Below is a collection of assorted review ideas and practice questions (not necessarily exhaustive).

Subset selection

Questions:

For a dataset with 5 variables, describe in detail the forward and backward stepwise selection process. Exactly how many models are fit and compared at each stage? What about with best subset selection?

LASSO

Questions:

Compile a list of all the instances where we have seen penalty terms so far. Describe a common underlying framework for thinking about all of these instances.

Splines

Review ideas:

A natural cubic spline is a function that consists of piecewise polynomials stitched together across multiple subregions of a predictor.
- These subregions are formed by cutting the span of the predictor at break points called knots.
- The piecewise polynomials are continuous at the knots and have continuous first and second derivatives at the knots.
- The spline function is linear in the region lower than the minimum value of the predictor variable and linear in the region higher than the maximum value. (This point is not the most important, but the first two points above are more important.)
If you choose to break a predictor by choosing \(K\) knots, \(K+1\) regions are formed, which is the degrees of freedom (df) tuning parameter for splines.
The nice thing about a spline is that you can represent this spline function with a weighted sum of simpler polynomial functions.
- e.g. We desire the relationship between \(y\) and \(x\) to be modeled with a spline with 1 knot at \(x = k\). I can create a spline function to represent this relationship by adding and subtracting together a certain amount of \(f_1(x) = x\), \(f_2(x) = x^2\), \(f_3(x) = x^3\), and \(f_4(x) = (x-k)^3_+\).
  The + in \((x-k)^3_+\) denotes the positive part. That is, \((x-k)^3_+\) equals \((x-k)^3\) when \(x > k\) and equals 0 otherwise.
  If you are curious about the math behind this look at the “Splines” chapter in the Appendix.
These simpler polynomial functions thus define variable transformations of the predictor. These transformed versions of the predictors can be treated as variables like any other predictors to be included in an ordinary regression model.

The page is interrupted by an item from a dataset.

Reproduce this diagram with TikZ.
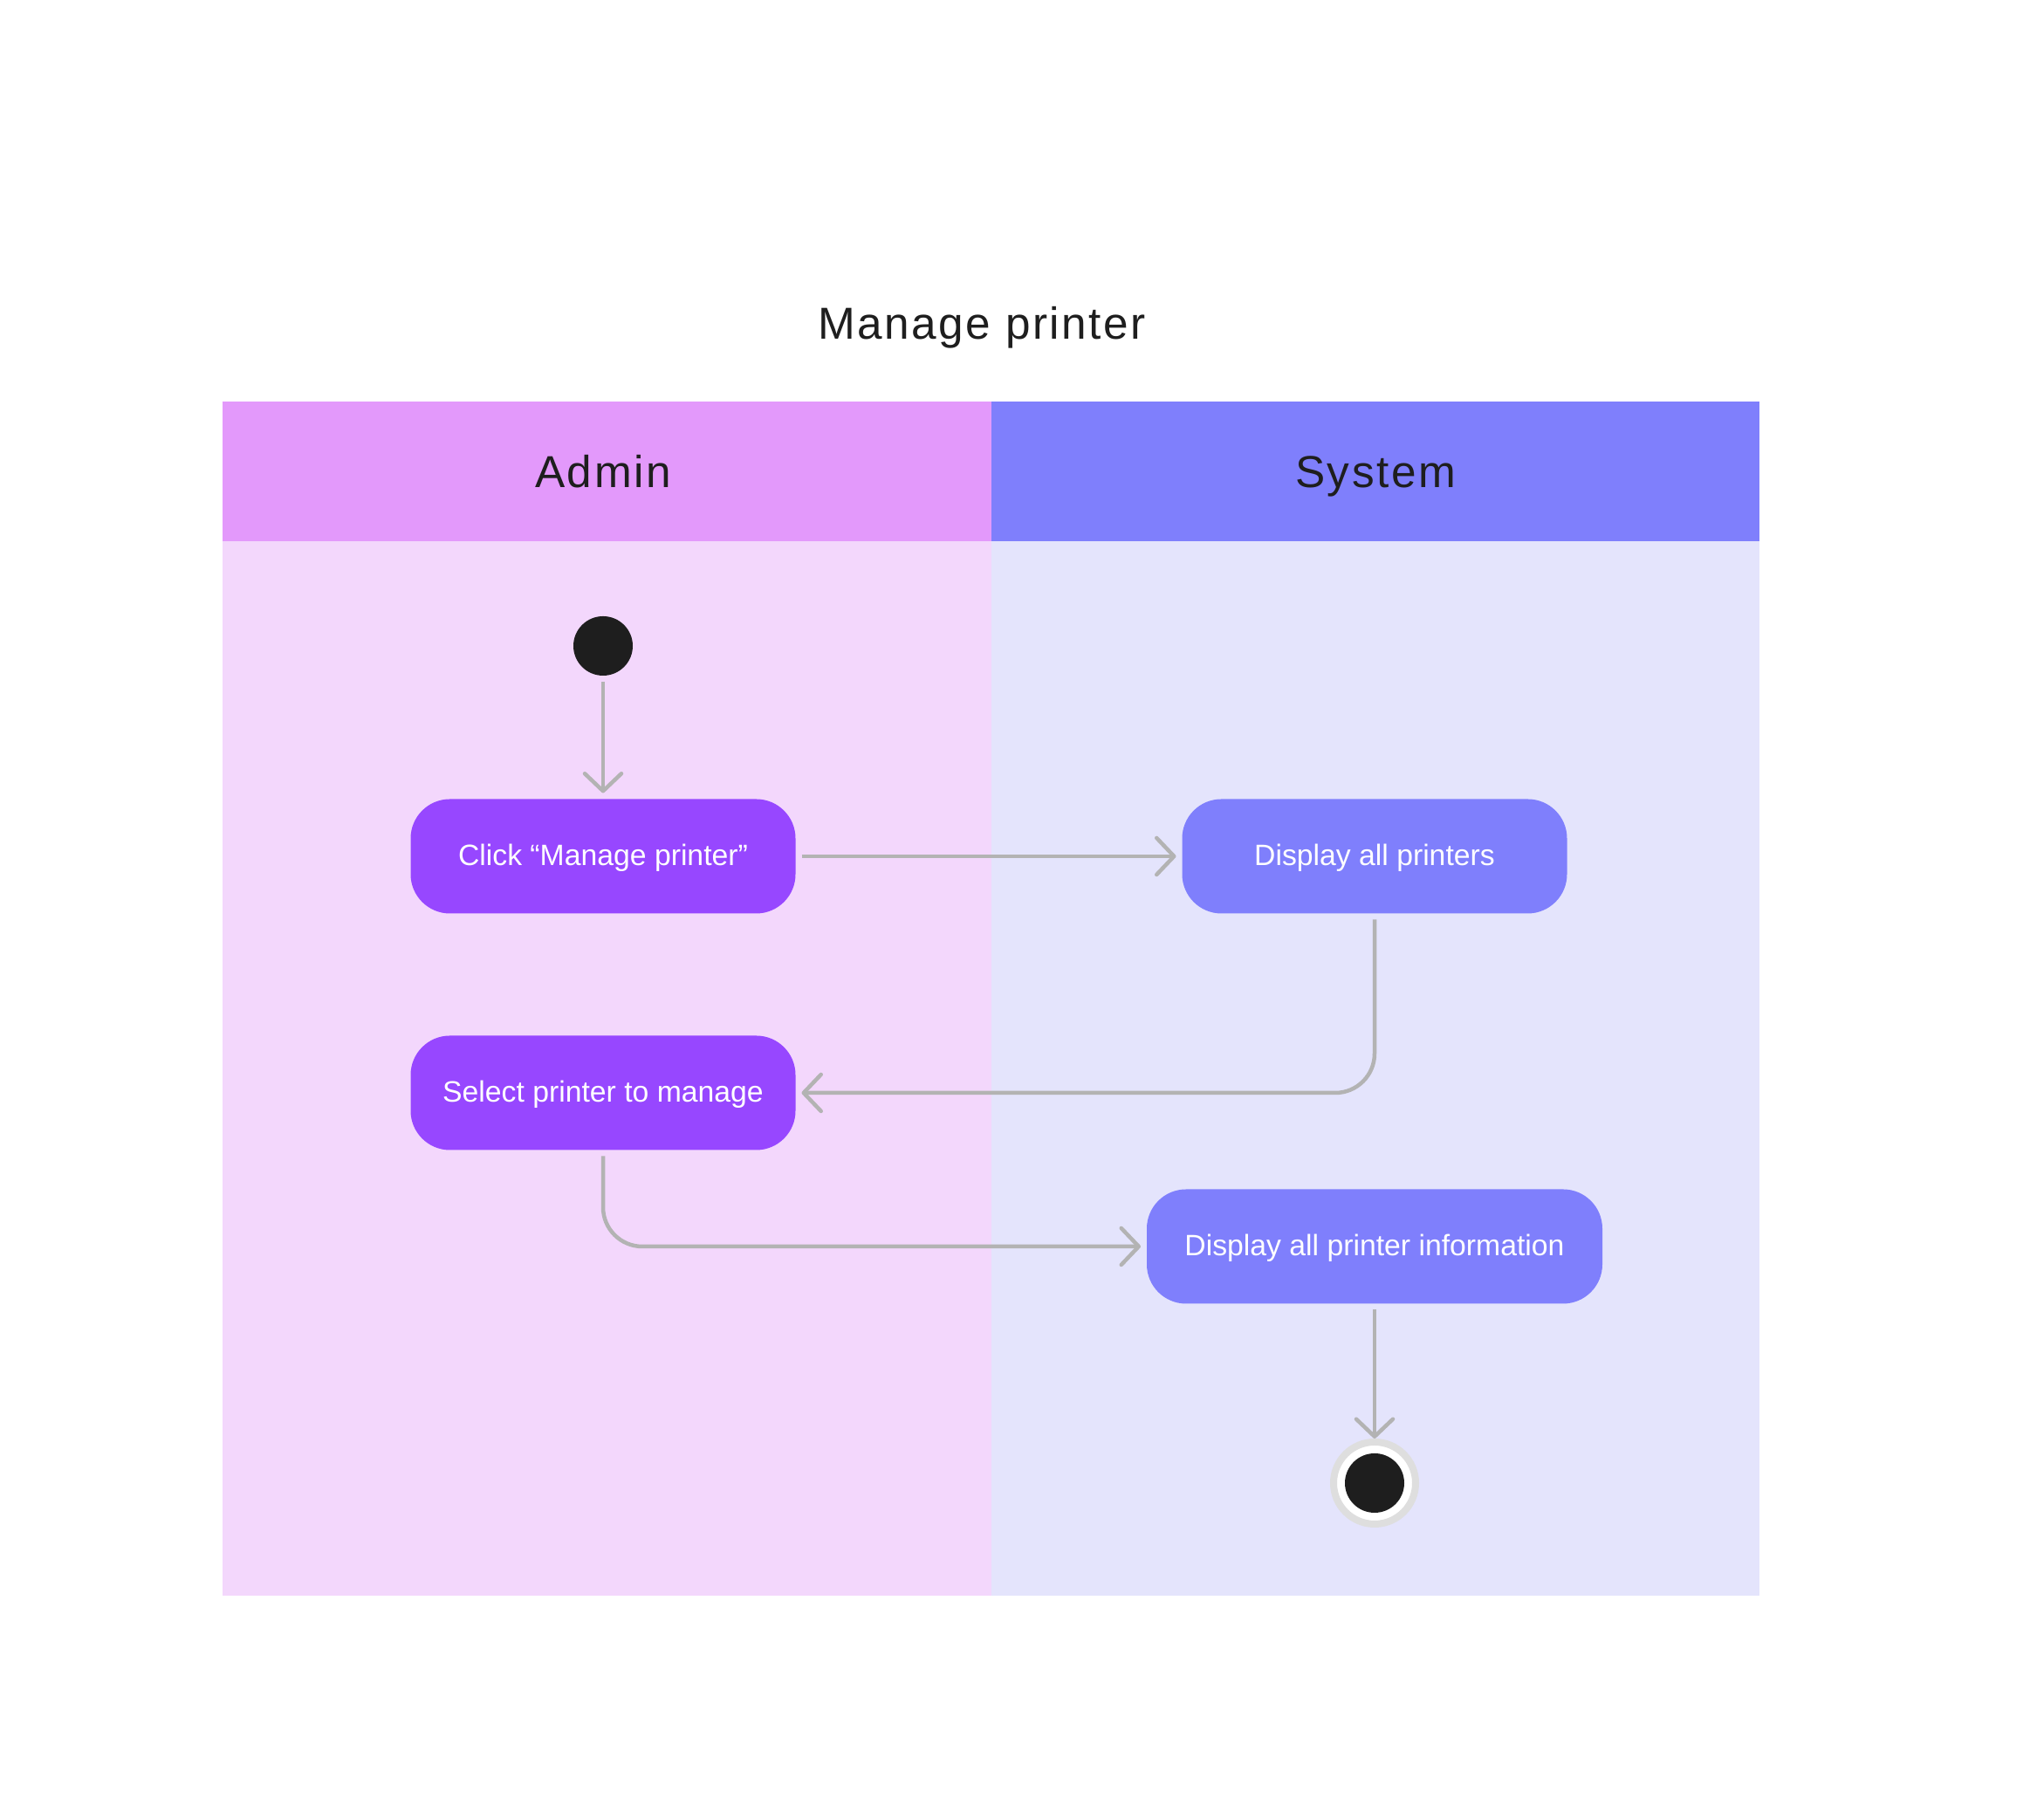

Generalzed additive models (GAMs)

Review ideas:

Instead of assuming linear relationships between predictors and the response…

\[\text{Outstate} = \beta_0 + \beta_1\text{PhD} + \beta_2\text{Expend} + \varepsilon\]

…let’s be more general and say that the relationships can be arbitrary functions:

\[\text{Outstate} = \beta_0 + f_1(\text{PhD}) + f_2(\text{Expend}) + \varepsilon\]

If the functions \(f_1, f_2\) can be described with splines, then the model is just like an ordinary linear regression model and can be fit with least squares.
- Let’s say that we want 2 knots for each of PhD and Expend.
- 2 knots = 3 regions = 3 degrees of freedom (df)
- Then \(f_1\) can be represented mathematically with a weighted sum of 3 simpler polynomials \(a_1(\text{PhD})\), \(a_2(\text{PhD})\), and \(a_3(\text{PhD})\). These simpler polynomials define 3 transformed versions of the original PhD variable.
- And \(f_2\) can be represented mathematically with a weighted sum of 3 simpler polynomials \(b_1(\text{Expend})\), \(b_2(\text{Expend})\), and \(b_3(\text{Expend})\). These simpler polynomials define 3 transformed versions of the original Expend variable.
We can also have these functions be described with LOESS functions.
- \(f_1\) can be represented by a function drawn from local linear regressions.
- \(f_2\) can be represented by a function drawn from local linear regressions.
Note that regardless of how \(f_1, f_2, \ldots\) are built, we interpret them as how the response changes with that predictor, holding constant the other predictors.

KNN and decision trees

Questions:

KNN and decision trees are both nonparametric methods for regression and classification. Contrast how these models are different from parametric linear and logistic regression models.
KNN and decision trees are both nonparametric methods, but differ in the form that they assume for the relationship between the response and the predictors. Describe this and draw a 2-dimensional (2 predictor) example to highlight the difference.
In our ISLR book: exercises 4 and 5 in section 8.4

Logistic regression

Questions:

In our ISLR book: exercises 6 and 9 in section 4.7
Can the “No Information Rate” be computed with 3 or more classes? If so, how?
Can sensitivity, specificity, positive predictive value, and negative predictive value be defined with 3 or more classes? If so, how?
Can ROC curves, AUC be computed with 3 or more classes? If so, how?

Bagging and random forests

Questions:

We’ve discussed bootstrap aggregating (bagging) in the context of decision trees. Could bagging apply to linear or logistic regression? How?
Come up with a specific numerical example with a small dataset and small number of trees that fully shows how out of bag (OOB) test error is computed.

Test set performance

Questions:

We have mostly focused on test RMSE (regression) and test overall accuracy (classification). We have many metrics for evaluating classification models that are useful in different ways/in different contexts. There are test versions of these metrics. For example, there are notions of test sensitivity, test specificity, test AUC, test confusion matrix. How are these computed with cross-validation or an out-of-bag (OOB) procedure?